Source data:
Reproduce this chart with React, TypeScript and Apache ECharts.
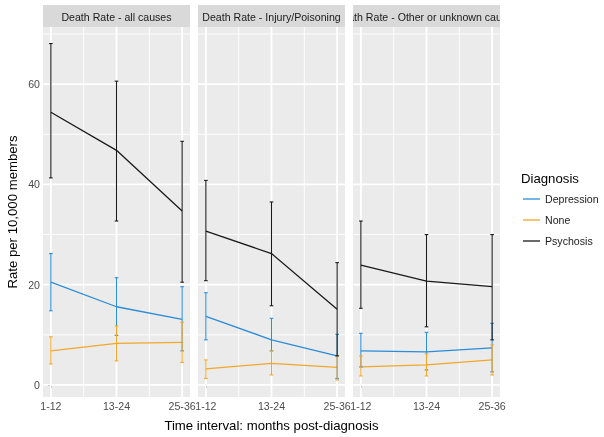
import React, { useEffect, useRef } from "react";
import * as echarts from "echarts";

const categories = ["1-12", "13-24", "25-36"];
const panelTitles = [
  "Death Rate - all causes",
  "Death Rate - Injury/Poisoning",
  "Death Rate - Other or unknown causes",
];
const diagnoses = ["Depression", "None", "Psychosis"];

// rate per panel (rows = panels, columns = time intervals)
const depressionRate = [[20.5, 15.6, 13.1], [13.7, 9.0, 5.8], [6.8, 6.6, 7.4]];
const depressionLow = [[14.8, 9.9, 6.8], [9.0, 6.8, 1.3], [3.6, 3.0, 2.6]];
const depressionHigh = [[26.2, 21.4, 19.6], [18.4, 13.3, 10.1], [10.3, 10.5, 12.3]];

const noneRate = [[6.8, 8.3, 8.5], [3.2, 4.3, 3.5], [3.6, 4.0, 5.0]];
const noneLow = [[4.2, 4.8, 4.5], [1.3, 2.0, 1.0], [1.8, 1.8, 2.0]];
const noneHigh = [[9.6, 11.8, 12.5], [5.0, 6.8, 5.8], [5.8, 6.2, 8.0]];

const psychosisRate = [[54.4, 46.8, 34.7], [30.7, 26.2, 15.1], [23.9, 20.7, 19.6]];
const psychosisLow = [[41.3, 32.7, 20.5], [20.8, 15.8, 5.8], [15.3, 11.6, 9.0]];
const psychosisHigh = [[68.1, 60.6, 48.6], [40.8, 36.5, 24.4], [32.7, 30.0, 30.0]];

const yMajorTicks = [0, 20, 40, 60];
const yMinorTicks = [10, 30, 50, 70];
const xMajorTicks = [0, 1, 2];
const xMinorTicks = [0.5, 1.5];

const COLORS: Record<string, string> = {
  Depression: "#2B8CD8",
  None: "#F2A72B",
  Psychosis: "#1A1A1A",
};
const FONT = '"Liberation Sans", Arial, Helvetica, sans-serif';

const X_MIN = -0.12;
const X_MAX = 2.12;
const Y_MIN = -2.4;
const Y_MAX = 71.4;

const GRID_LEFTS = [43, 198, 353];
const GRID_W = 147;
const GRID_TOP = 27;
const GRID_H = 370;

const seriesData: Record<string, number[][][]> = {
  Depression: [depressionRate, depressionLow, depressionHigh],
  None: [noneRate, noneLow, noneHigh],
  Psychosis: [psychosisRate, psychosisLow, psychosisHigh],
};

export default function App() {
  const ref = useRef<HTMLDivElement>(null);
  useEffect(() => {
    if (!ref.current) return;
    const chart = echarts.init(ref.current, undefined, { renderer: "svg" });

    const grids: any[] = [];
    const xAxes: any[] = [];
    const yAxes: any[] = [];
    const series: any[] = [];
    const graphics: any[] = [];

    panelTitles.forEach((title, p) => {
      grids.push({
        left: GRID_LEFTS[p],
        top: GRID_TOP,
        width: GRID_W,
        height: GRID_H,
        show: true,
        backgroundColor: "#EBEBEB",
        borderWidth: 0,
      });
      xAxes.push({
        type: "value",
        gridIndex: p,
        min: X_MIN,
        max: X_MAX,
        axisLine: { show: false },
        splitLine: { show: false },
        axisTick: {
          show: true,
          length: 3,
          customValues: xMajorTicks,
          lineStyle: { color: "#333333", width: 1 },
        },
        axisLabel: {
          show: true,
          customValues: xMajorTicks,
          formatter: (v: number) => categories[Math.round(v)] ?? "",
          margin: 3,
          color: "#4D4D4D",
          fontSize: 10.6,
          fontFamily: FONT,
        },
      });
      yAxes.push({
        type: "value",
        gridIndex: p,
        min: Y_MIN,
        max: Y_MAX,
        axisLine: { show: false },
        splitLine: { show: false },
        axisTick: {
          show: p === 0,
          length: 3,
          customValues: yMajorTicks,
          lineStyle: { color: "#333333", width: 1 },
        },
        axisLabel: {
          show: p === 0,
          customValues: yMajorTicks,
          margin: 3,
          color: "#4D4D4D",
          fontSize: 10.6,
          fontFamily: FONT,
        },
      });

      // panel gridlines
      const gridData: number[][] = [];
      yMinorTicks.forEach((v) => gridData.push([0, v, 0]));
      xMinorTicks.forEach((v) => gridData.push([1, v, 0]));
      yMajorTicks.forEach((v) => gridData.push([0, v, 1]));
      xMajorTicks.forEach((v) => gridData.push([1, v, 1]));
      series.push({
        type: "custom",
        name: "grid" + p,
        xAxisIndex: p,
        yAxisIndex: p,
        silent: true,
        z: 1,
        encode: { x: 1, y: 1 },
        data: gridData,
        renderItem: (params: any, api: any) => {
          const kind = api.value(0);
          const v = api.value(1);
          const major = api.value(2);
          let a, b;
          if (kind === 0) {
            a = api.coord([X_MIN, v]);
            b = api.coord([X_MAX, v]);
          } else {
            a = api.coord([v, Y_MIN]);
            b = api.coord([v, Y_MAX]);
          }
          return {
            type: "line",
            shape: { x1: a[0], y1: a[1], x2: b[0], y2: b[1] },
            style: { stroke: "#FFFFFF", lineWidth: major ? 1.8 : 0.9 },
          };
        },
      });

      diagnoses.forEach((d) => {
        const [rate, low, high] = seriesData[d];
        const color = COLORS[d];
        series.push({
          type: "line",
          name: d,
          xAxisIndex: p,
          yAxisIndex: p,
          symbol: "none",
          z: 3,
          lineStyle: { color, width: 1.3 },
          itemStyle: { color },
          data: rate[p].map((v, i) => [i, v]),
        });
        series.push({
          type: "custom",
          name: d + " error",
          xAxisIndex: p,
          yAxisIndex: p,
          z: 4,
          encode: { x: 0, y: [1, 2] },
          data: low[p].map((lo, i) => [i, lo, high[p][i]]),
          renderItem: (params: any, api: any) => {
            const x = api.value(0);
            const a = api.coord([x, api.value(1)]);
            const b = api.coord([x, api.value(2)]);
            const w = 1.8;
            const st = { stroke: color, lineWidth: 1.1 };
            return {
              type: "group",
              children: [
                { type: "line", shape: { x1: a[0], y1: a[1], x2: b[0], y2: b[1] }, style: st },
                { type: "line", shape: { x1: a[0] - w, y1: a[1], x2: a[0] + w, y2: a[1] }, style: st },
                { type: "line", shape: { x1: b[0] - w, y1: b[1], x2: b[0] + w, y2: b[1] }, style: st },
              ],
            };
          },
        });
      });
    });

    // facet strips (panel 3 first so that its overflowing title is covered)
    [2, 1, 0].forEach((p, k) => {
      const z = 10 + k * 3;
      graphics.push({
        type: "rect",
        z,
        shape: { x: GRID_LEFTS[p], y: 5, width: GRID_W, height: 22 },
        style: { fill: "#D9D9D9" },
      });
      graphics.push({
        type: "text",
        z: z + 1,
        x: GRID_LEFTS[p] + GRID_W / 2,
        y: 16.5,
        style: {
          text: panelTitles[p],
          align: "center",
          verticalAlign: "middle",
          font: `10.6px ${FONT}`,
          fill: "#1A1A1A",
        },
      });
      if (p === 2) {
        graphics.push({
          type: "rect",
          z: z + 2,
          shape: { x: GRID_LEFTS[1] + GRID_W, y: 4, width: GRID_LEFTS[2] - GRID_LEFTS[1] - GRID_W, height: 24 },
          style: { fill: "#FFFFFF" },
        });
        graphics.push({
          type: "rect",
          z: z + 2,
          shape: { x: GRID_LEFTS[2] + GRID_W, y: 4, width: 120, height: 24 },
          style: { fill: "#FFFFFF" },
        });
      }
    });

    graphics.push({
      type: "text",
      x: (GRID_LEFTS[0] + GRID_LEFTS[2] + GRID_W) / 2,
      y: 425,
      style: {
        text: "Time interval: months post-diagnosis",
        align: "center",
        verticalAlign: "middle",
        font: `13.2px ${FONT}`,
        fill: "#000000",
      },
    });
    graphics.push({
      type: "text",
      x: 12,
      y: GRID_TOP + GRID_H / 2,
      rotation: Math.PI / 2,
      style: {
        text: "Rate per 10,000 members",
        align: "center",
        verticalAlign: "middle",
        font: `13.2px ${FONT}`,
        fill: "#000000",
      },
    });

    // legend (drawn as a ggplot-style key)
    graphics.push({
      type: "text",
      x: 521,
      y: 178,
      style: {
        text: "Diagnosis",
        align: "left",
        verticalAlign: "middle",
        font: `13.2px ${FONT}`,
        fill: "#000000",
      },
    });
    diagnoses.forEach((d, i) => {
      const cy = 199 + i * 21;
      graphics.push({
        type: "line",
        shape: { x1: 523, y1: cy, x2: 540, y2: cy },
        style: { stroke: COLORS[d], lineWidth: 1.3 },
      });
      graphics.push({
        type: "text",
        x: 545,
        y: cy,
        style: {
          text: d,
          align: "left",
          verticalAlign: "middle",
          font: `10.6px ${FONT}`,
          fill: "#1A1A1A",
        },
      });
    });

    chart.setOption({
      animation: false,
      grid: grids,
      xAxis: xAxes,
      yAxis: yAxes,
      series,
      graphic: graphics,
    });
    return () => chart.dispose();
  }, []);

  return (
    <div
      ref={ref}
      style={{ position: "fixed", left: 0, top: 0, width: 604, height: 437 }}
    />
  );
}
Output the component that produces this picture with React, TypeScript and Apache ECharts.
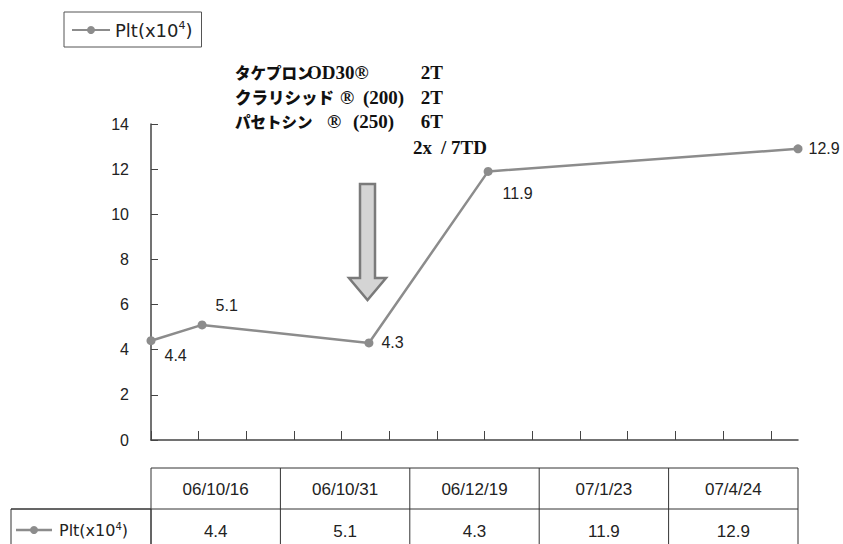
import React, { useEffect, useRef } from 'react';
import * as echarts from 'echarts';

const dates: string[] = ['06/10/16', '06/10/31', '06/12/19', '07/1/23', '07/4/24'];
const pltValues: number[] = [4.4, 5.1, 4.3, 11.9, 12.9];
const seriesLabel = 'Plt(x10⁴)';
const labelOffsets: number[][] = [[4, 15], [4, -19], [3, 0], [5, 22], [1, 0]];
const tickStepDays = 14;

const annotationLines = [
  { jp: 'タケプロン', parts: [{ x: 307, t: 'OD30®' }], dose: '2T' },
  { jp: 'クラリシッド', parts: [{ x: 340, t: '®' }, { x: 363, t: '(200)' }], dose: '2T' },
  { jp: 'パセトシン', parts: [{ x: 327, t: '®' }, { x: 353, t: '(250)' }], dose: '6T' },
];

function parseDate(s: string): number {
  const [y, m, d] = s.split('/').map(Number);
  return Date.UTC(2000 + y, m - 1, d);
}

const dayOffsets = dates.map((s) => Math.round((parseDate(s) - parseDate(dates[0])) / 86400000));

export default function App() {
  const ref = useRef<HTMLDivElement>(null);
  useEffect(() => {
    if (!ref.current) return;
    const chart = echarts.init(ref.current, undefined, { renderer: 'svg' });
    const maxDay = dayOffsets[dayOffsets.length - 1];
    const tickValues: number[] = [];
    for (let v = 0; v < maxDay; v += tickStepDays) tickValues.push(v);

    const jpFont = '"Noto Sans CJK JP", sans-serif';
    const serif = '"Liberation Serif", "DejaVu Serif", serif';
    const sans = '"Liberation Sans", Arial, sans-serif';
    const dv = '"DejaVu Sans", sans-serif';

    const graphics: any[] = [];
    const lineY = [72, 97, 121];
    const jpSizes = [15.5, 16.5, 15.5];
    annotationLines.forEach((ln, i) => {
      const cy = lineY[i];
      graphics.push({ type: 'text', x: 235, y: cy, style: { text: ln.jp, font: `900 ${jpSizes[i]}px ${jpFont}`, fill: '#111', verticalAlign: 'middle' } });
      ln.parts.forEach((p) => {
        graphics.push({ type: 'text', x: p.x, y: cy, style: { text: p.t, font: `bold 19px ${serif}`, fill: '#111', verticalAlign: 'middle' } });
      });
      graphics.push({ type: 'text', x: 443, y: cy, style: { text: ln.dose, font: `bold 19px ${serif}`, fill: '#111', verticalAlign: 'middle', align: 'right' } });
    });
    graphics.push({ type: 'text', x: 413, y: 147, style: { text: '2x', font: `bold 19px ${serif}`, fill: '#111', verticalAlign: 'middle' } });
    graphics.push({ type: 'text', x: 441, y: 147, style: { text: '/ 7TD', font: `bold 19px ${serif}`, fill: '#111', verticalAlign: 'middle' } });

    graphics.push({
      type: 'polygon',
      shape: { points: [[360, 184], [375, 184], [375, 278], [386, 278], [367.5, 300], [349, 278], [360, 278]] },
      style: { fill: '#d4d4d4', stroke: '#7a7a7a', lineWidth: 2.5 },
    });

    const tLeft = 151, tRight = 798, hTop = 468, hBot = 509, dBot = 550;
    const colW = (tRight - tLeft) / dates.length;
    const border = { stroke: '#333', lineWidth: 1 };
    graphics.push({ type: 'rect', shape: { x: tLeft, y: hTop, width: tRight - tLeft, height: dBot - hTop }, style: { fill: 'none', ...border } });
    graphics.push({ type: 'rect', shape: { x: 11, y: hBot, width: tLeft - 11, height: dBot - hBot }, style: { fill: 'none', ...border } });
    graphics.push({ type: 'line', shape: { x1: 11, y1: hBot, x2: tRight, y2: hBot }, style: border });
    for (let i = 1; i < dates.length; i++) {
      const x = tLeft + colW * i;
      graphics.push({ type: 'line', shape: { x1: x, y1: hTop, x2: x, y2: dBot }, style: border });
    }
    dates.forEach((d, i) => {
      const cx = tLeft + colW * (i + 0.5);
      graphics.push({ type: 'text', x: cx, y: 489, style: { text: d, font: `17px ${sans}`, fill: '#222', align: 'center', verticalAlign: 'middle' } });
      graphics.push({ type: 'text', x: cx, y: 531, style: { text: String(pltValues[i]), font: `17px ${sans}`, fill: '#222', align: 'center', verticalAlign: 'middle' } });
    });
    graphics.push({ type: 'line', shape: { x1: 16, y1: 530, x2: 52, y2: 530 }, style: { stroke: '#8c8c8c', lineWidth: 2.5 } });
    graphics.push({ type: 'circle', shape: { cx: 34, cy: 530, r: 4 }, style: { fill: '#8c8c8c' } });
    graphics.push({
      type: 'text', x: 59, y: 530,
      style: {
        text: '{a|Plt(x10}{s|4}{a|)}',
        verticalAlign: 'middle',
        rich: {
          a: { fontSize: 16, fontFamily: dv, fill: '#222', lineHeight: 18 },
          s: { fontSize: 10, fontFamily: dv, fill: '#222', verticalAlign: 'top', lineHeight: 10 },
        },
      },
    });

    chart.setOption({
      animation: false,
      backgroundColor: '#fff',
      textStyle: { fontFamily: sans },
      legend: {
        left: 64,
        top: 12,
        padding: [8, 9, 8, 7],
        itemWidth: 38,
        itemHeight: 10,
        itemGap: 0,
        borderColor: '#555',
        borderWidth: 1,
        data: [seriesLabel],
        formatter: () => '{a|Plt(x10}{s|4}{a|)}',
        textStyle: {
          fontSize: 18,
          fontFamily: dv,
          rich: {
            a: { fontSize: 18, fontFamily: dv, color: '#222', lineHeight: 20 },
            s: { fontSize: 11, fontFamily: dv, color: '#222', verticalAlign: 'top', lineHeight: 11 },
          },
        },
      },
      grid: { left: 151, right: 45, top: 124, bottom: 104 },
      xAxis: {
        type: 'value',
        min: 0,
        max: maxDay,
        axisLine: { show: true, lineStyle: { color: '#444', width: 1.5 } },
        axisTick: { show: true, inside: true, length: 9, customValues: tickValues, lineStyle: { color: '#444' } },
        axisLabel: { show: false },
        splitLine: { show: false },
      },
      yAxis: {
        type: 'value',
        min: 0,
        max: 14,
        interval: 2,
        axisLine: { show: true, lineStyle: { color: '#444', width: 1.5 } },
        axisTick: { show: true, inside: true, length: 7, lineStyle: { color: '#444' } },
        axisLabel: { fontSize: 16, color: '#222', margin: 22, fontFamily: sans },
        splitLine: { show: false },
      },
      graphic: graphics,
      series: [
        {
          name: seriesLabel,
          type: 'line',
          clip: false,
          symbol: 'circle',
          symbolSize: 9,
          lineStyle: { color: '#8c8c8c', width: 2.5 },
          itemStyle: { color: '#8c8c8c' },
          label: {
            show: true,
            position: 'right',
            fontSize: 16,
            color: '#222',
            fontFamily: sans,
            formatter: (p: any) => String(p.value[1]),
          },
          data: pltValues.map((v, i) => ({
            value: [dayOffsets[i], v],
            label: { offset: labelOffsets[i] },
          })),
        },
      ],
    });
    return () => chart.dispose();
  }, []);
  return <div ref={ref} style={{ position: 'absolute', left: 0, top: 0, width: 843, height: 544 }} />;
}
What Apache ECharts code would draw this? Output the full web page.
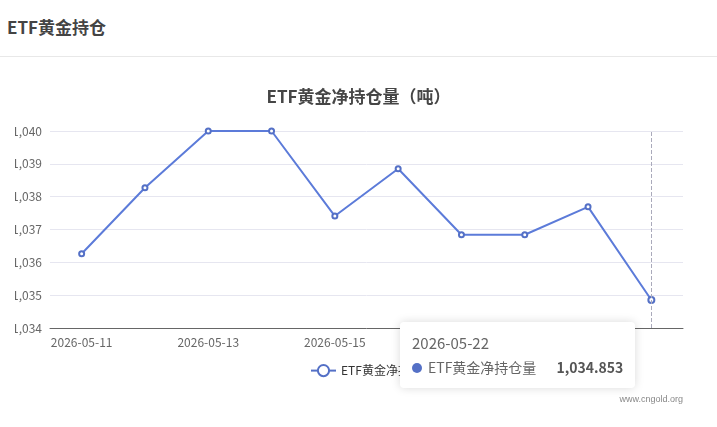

Written task: Go through the listing above and list every line that has the word "React".

Completed task:
Reproduce this chart with React, TypeScript and Apache ECharts.
import React, { useEffect, useRef } from "react";
Output the component that produces this picture with React, TypeScript and Apache ECharts.
import React, { useEffect, useRef } from 'react';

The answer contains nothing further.